* **GIVEN EXERCISE**
Leave out the pictures and retype only the lines from the opening line to the line that holds "W, H = 663, 1062", both ends included.
--- begin MATERIAL PROVIDED ---
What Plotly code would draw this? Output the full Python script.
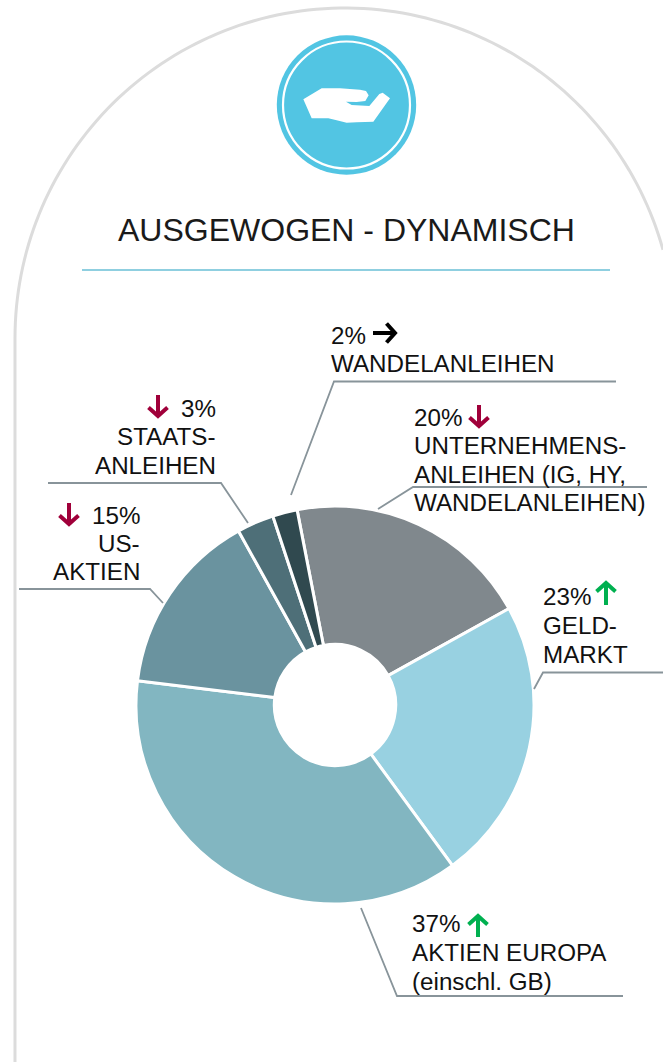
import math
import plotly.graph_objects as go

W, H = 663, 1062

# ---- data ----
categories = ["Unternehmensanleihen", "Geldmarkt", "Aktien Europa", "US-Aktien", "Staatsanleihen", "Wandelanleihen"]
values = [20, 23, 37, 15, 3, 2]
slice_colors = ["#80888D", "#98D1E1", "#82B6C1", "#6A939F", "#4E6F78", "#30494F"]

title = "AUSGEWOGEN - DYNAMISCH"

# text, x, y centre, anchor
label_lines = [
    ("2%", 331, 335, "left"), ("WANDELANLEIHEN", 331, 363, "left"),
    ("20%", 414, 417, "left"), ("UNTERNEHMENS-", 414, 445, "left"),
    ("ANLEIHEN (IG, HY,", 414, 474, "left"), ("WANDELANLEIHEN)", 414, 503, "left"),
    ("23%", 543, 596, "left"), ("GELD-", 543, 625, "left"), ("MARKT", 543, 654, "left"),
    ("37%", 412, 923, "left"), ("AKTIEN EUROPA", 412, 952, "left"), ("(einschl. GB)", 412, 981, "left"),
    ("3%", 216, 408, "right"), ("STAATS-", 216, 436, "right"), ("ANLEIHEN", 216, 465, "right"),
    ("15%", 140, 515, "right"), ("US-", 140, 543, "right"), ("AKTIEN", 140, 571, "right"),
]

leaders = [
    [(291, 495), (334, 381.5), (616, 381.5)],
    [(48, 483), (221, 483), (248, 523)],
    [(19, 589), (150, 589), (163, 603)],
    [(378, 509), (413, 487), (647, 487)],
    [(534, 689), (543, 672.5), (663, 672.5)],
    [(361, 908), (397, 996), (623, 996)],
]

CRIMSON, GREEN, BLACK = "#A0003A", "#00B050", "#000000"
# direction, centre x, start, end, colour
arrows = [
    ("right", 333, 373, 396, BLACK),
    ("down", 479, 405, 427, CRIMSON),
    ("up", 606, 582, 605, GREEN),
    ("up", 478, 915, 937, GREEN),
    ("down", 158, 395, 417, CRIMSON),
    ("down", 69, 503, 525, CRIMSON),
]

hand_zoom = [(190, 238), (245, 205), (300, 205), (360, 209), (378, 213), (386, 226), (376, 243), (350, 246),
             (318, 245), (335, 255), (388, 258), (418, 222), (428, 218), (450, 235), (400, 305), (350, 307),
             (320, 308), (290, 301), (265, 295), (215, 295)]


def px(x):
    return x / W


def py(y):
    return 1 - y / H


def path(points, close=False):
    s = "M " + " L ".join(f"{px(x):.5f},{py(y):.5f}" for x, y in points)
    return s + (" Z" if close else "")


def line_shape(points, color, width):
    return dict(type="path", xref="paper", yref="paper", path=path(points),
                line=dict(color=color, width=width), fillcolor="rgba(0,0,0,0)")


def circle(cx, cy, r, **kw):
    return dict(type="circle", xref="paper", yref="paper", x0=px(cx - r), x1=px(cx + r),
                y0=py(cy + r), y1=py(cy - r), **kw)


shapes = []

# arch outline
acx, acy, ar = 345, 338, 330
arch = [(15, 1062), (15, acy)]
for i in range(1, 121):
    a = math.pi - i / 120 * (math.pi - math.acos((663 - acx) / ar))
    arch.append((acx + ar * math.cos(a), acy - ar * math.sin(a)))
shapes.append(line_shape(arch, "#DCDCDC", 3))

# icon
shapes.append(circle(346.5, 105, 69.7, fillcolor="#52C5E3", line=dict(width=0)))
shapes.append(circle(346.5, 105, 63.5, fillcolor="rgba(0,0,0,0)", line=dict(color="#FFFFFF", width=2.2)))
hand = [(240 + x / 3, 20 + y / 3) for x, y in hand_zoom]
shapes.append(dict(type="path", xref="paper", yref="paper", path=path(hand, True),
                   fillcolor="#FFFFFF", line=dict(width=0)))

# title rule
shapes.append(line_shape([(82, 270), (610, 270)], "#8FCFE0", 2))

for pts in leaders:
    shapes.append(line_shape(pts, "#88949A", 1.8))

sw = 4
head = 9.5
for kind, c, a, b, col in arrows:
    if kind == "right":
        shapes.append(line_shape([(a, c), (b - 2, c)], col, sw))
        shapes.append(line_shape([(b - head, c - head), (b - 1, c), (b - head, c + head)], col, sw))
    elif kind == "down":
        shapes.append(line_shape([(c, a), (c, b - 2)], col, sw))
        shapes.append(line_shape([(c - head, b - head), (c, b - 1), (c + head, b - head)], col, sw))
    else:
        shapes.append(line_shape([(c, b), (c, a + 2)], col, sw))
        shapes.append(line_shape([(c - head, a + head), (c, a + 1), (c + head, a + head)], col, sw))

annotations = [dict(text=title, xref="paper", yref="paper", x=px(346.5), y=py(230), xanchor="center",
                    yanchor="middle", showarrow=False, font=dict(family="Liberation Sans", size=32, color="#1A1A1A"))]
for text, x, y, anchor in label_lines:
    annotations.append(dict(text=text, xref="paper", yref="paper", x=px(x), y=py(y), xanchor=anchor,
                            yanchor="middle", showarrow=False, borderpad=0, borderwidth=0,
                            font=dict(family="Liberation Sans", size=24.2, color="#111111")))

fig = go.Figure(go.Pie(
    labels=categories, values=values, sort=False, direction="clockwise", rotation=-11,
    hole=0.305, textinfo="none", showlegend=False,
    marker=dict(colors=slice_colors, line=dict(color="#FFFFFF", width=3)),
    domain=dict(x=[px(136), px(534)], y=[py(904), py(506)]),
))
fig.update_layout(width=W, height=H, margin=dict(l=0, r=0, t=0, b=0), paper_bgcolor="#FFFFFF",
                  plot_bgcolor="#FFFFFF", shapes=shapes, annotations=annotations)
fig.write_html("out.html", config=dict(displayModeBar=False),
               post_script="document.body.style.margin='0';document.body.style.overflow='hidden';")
--- end MATERIAL PROVIDED ---
* **TASK RESPONSE**
What Plotly code would draw this? Output the full Python script.
import math
import plotly.graph_objects as go

W, H = 663, 1062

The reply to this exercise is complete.